Information, the basis of reality:

Yesterday at the Foundation, I heard a presentation by Hyung Choi, a physicist, philosopher and theologian who is in charge of our grant-giving in mathematics and the physical sciences. Hyung said that the emergence of quantum mechanics caused a revolution in our entire understanding of the way reality worked. He said we are now undergoing a second revolution, building on the first: today, physicists are exploring the idea that the basis of reality is not energy and matter, but information. He gave a quote by Anton Zeilinger, one of the world’s great physicists, who said that the first syllables of the Gospel of John — “In the beginning was the Word…” actually tells us something profound about reality.

[…]

I am wondering, though, about the philosophical and theological implications of this work. It seems to me that information, to have any definition, must have a receiver (is a sound really a sound if it is not received?). In other words, information must have a knower to be known. Can the purpose of the universe, built into its very structure, be relational — that is, to know and to be known? Is consciousness the telos of Creation? For the Christian, of course, the point of our existence is to know God, our Creator, and to exist in transformative relationship with Him. Orthodox Christianity is panentheistic, meaning it sees God, in his energies, as immanent in all matter, though matter is not essentially God. In the Orthodox view of the Fall, humankind, through the exercise of its free will, disrupted the harmonious order of Creation; salvation for the Orthodox, then, is not a legal process, but one of regeneration and healing — restoring harmonious order to creation, spiritually and physically.
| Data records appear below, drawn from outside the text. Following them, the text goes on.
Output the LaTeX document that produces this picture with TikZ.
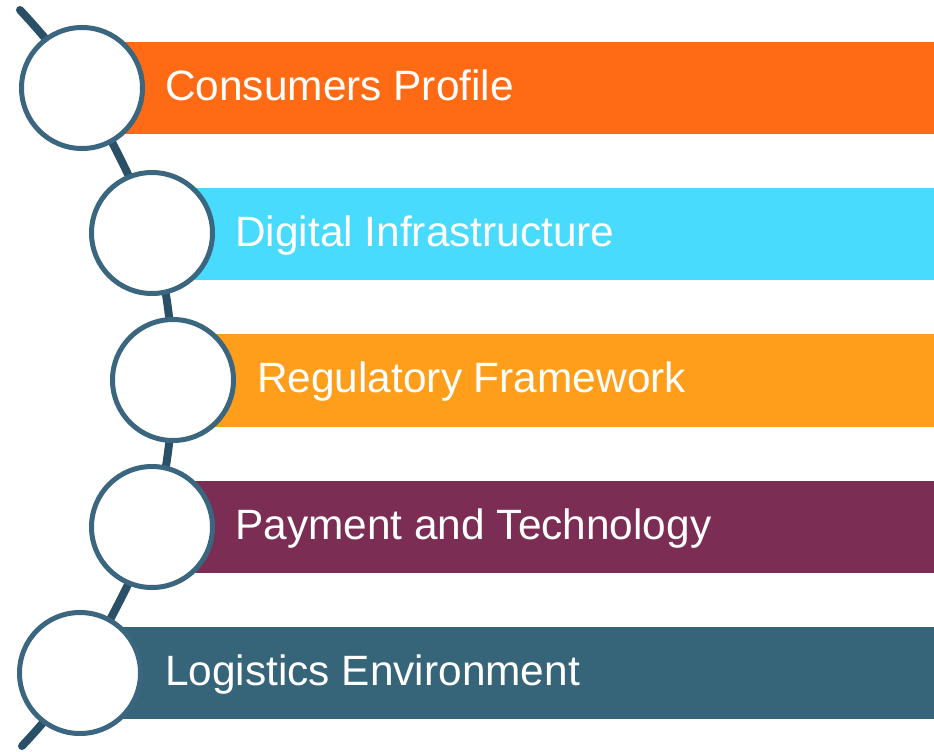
\documentclass[tikz,border=0pt]{standalone}
\usepackage{fontspec}
\setmainfont{Liberation Sans}
\begin{document}
\begin{tikzpicture}[x=1pt,y=-1pt,
  ring/.style={circle, draw=ringc, line width=5pt, fill=white, minimum size=121pt, inner sep=0pt},
  lbl/.style={text=white, font=\fontsize{42.4}{48}\selectfont, anchor=base west, inner sep=0pt},
  spine/.style={draw=linec, line width=8pt, line cap=round}]
\definecolor{ringc}{HTML}{3A6680}
\definecolor{linec}{HTML}{2A5068}
\definecolor{c1}{HTML}{FF6B15}
\definecolor{c2}{HTML}{48DBFD}
\definecolor{c3}{HTML}{FF9E1B}
\definecolor{c4}{HTML}{7B2D54}
\definecolor{c5}{HTML}{366479}
\useasboundingbox (0,0) rectangle (934,752);
% bars
\fill[c1] (100,42) rectangle (934,134);
\fill[c2] (150,188) rectangle (934,280);
\fill[c3] (170,334) rectangle (934,427);
\fill[c4] (150,481) rectangle (934,573);
\fill[c5] (100,627) rectangle (934,719);
% spine
\coordinate (s0) at (20,10);
\coordinate (s6) at (22,746);
\draw[spine] plot[smooth, tension=0.55] coordinates {(20,10) (82,88) (152,233) (173,380) (152,527) (80,673) (22,746)};
% rings
\node[ring] (r1) at (82,88) {};
\node[ring] (r2) at (152,233) {};
\node[ring] (r3) at (173,380) {};
\node[ring] (r4) at (152,527) {};
\node[ring] (r5) at (80,673) {};
% labels
\node[lbl] (t1) at (165,100) {Consumers Profile};
\node[lbl] (t2) at (235,246) {Digital Infrastructure};
\node[lbl] (t3) at (257,392) {Regulatory Framework};
\node[lbl] (t4) at (235,539) {Payment and Technology};
\node[lbl] (t5) at (165,685) {Logistics Environment};
\end{tikzpicture}
\end{document}
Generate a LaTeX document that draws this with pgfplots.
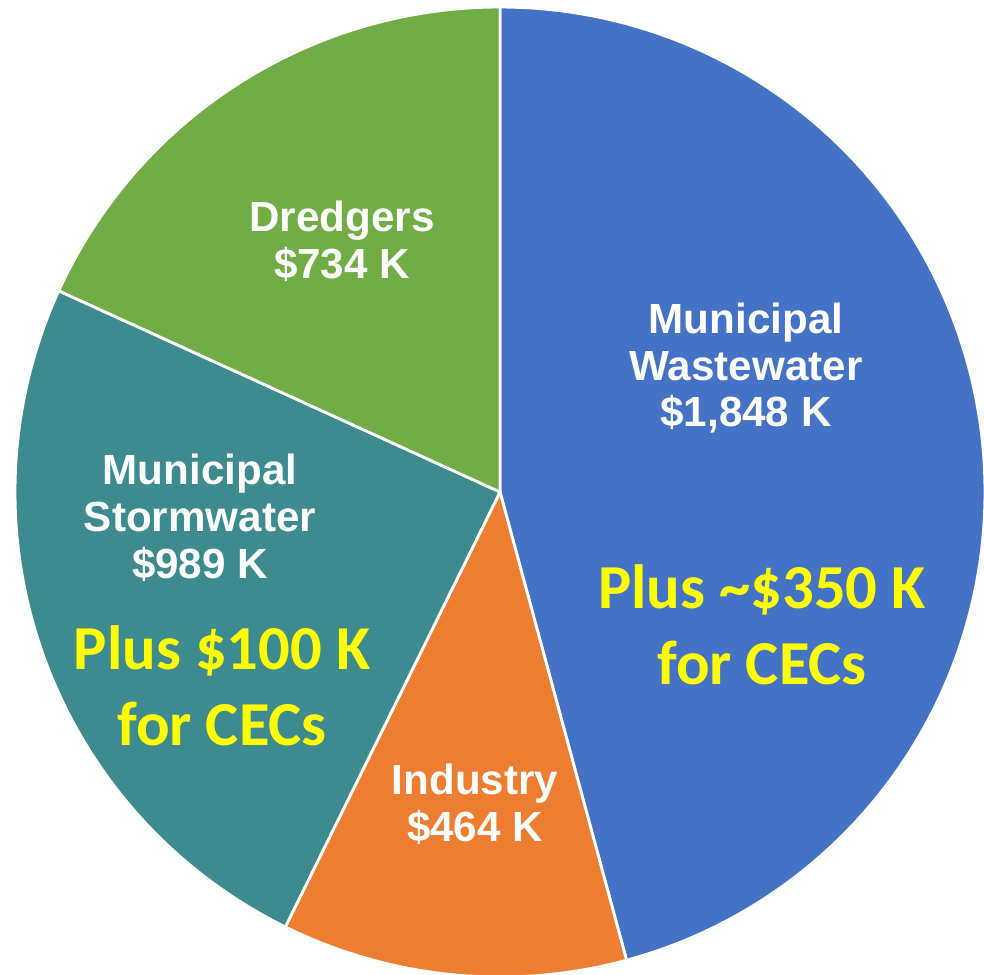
\documentclass[border=0pt]{standalone}
\usepackage{pgfplots}
\pgfplotsset{compat=1.18}
\usepackage{fontspec}
\setmainfont{Liberation Sans}
\newfontfamily\calib{Carlito}

\definecolor{cWaste}{HTML}{4472C4}
\definecolor{cInd}{HTML}{ED7D31}
\definecolor{cStorm}{HTML}{3E8B8F}
\definecolor{cDredge}{HTML}{70AD47}
\definecolor{cYel}{HTML}{FFFF00}

\tikzset{
  wl/.style={font=\bfseries\fontsize{12}{13.3}\selectfont, text=white, align=center},
  yl/.style={font=\calib\bfseries\fontsize{17.8}{21.5}\selectfont, text=cYel, align=center},
}

\begin{document}
\begin{tikzpicture}
% slice values (K$)
\pgfmathsetmacro\vA{1848}
\pgfmathsetmacro\vB{464}
\pgfmathsetmacro\vC{989}
\pgfmathsetmacro\vD{734}
\pgfmathsetmacro\tot{\vA+\vB+\vC+\vD}
\pgfmathsetmacro\aA{90}
\pgfmathsetmacro\aB{\aA-360*(\vA/\tot)}
\pgfmathsetmacro\aC{\aB-360*(\vB/\tot)}
\pgfmathsetmacro\aD{\aC-360*(\vC/\tot)}
\pgfmathsetmacro\aE{\aD-360*(\vD/\tot)}
\begin{axis}[
    hide axis,
    scale only axis,
    width=9.84cm, height=9.74cm,
    xmin=-500, xmax=484,
    ymin=-482, ymax=492,
    clip=true,
    every axis plot/.append style={draw=white, line width=0.8pt, data cs=polar, samples=120, line join=round},
  ]
  \addplot[fill=cWaste, domain=\aA:\aB] ({x},{485}) -- (axis cs:0,0) -- cycle;
  \addplot[fill=cInd, domain=\aB:\aC] ({x},{485}) -- (axis cs:0,0) -- cycle;
  \addplot[fill=cStorm, domain=\aC:\aD] ({x},{485}) -- (axis cs:0,0) -- cycle;
  \addplot[fill=cDredge, domain=\aD:\aE] ({x},{485}) -- (axis cs:0,0) -- cycle;

  \node[wl] at (axis cs:246,124) {Municipal\\Wastewater\\\$1,848 K};
  \node[yl] at (axis cs:262,-133) {Plus \char`\~\$350 K\\for CECs};
  \node[wl] at (axis cs:-300,-26) {Municipal\\Stormwater\\\$989 K};
  \node[yl] at (axis cs:-278,-194) {Plus \$100 K\\for CECs};
  \node[wl] at (axis cs:-158,251) {Dredgers\\\$734 K};
  \node[wl] at (axis cs:-25,-312) {Industry\\\$464 K};
\end{axis}
\pgfresetboundingbox
\path[use as bounding box] (current axis.south west) rectangle (current axis.north east);
\end{tikzpicture}
\end{document}
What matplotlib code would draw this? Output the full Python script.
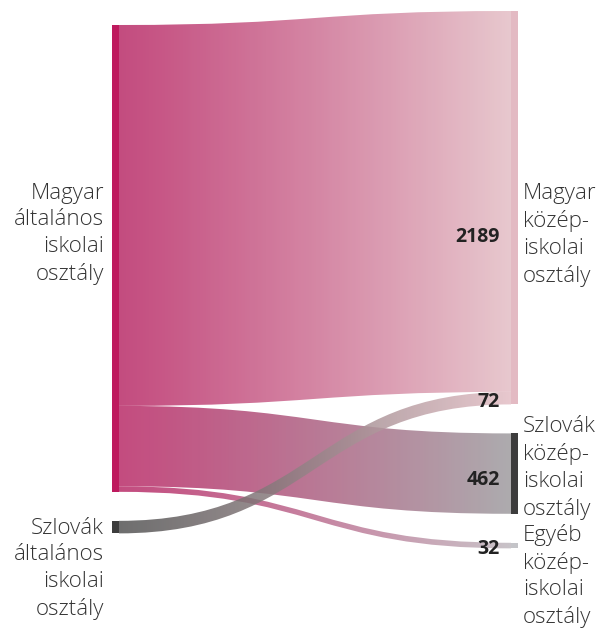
import numpy as np
import matplotlib.pyplot as plt
from matplotlib.path import Path
from matplotlib.patches import PathPatch
from matplotlib.colors import to_rgb

# nodes (left = általános iskola, right = középiskola)
left_nodes = ["Magyar\náltalános\niskolai\nosztály", "Szlovák\náltalános\niskolai\nosztály"]
right_nodes = ["Magyar\nközép-\niskolai\nosztály", "Szlovák\nközép-\niskolai\nosztály",
               "Egyéb\nközép-\niskolai\nosztály"]

# flows: (source, target, value)
flow_src = [0, 0, 0, 1]
flow_dst = [0, 1, 2, 0]
flow_val = [2189, 462, 32, 72]

left_colors = ["#BE1A5E", "#3D3D3D"]
right_colors = ["#E3BAC3", "#3D3D3D", "#C4C4C8"]
# colours of the ribbons as they appear on white
flow_start = {0: "#C44C7F", 1: "#6E6E6E"}
flow_end = {0: "#E8C8CE", 1: "#ADABAE", 2: "#C9C3C8"}
alpha = 0.85

plt.rcParams['font.family'] = ['Open Sans', 'DejaVu Sans']

fig = plt.figure(figsize=(6.05, 6.3), dpi=100)
ax = fig.add_axes([0, 0, 1, 1])
ax.set_xlim(0, 605)
ax.set_ylim(630, 0)
ax.axis('off')

scale = 0.174   # px per student
gap = 29
xl, xr, nw = 112, 511, 7
top_left, top_right = 25, 11


def node_sizes(side, n):
    tot = [0] * n
    for s, d, v in zip(flow_src, flow_dst, flow_val):
        tot[s if side == 0 else d] += v
    return tot


def stack(tot, y0):
    pos, y = [], y0
    for t in tot:
        pos.append(y)
        y += t * scale + gap
    return pos


def on_white(hexcol):
    # colour that gives hexcol once blended with white at the ribbon alpha
    c = np.array(to_rgb(hexcol))
    return np.clip((c - (1 - alpha)) / alpha, 0, 1)


lt = node_sizes(0, len(left_nodes))
rt = node_sizes(1, len(right_nodes))
lpos = stack(lt, top_left)
rpos = stack(rt, top_right)

# ribbon positions at both ends
lcur = list(lpos)
y_left = {}
for i, (s, v) in enumerate(zip(flow_src, flow_val)):
    y_left[i] = lcur[s]
    lcur[s] += v * scale
rcur = list(rpos)
y_right = {}
for i in sorted(range(len(flow_val)), key=lambda k: (flow_dst[k], flow_src[k])):
    y_right[i] = rcur[flow_dst[i]]
    rcur[flow_dst[i]] += flow_val[i] * scale

x0, x1 = xl + nw, xr
xm = (x0 + x1) / 2
t = np.linspace(0, 1, 256)[:, None] ** 1.1
for i in range(len(flow_val)):
    h = flow_val[i] * scale
    a, b = y_left[i], y_right[i]
    verts = [(x0, a), (xm, a), (xm, b), (x1, b),
             (x1, b + h), (xm, b + h), (xm, a + h), (x0, a + h), (x0, a)]
    codes = [Path.MOVETO, Path.CURVE4, Path.CURVE4, Path.CURVE4,
             Path.LINETO, Path.CURVE4, Path.CURVE4, Path.CURVE4, Path.CLOSEPOLY]
    patch = PathPatch(Path(verts, codes), facecolor='none', edgecolor='none')
    ax.add_patch(patch)
    c0 = on_white(flow_start[flow_src[i]])
    c1 = on_white(flow_end[flow_dst[i]])
    grad = np.ones((1, 256, 4))
    grad[0, :, :3] = c0 * (1 - t) + c1 * t
    grad[0, :, 3] = alpha
    im = ax.imshow(grad, extent=[x0, x1, 630, 0], aspect='auto',
                   interpolation='bilinear', zorder=1)
    im.set_clip_path(patch)

# nodes
for k, tot in enumerate(lt):
    ax.add_patch(plt.Rectangle((xl, lpos[k]), nw, tot * scale, color=left_colors[k], zorder=3, lw=0))
for k, tot in enumerate(rt):
    ax.add_patch(plt.Rectangle((xr, rpos[k]), nw, tot * scale, color=right_colors[k], zorder=3, lw=0))

# node labels
txt = dict(fontsize=16, color='#333333', linespacing=1.36, fontweight='light')
left_label_y = [234, 569]
right_label_y = [235, 468, 576]
for k, name in enumerate(left_nodes):
    ax.text(104, left_label_y[k], name, ha='right', va='center', **txt)
for k, name in enumerate(right_nodes):
    ax.text(523, right_label_y[k], name, ha='left', va='center', **txt)

# value labels at the right end of each ribbon
label_shift = {0: 36, 1: 6, 2: 3, 3: 4}
for i, v in enumerate(flow_val):
    y = y_right[i] + v * scale / 2 + label_shift[i]
    ax.text(500, y, str(v), ha='right', va='center', fontsize=14,
            fontweight='bold', color='#222222')

fig.savefig("out.png", dpi=100)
When believing a lie is beneficial:

My friend David Rieff writes about how believing the lie about one’s own intentions can lead to all kinds of trouble, re: intervention in foreign people’s affairs. But what I find more troubling is the thought that one might be compelled to believe lies about the manifest destiny of one’s own culture, and the humanity of the enemy, in order to survive as a culture. If you were a Comanche in 1850, you didn’t have the luxury of being broad-minded and humanitarian towards the white man. He was coming to take your land, which would destroy your civilization. You had to fight; softness meant cultural extinction. So you fought the best way you knew how, which included gang rape of the enemy’s women, kidnapping, and gruesome tortures. A broad-minded Comanche was a dead Comanche. (Similarly, if you were an Apache, you couldn’t afford to stop to think about what the world must look like from the point of view of a Comanche.) If you were on the Plains as a white settler in 1850, you couldn’t afford to be thoughtful and humane about the Indians. That would have been a great way to die. Perhaps your father ought not have moved you and your family out to the territory, but there you were, and you had to fight for your life. The only way you could do what you had to do to survive, and ultimately prevail, was to cast out all doubts about your people and their mission, and to harden yourself against the enemy.

What does it mean for our political culture if people assume this cutthroat logic is permissible during peacetime? I mean, if people assume that things they value greatly are a threat, so anything they do to the Enemy for the sake of preserving their tribe is justified? Because guess what, we’re living in those times now.

On a sidenote, Dreher will soon be leaving Beliefnet and start blogging at Big Questions Online, a new web magazine from the Templeton Foundation — but not before he has posted 1,000 entries on his Beliefnet blog.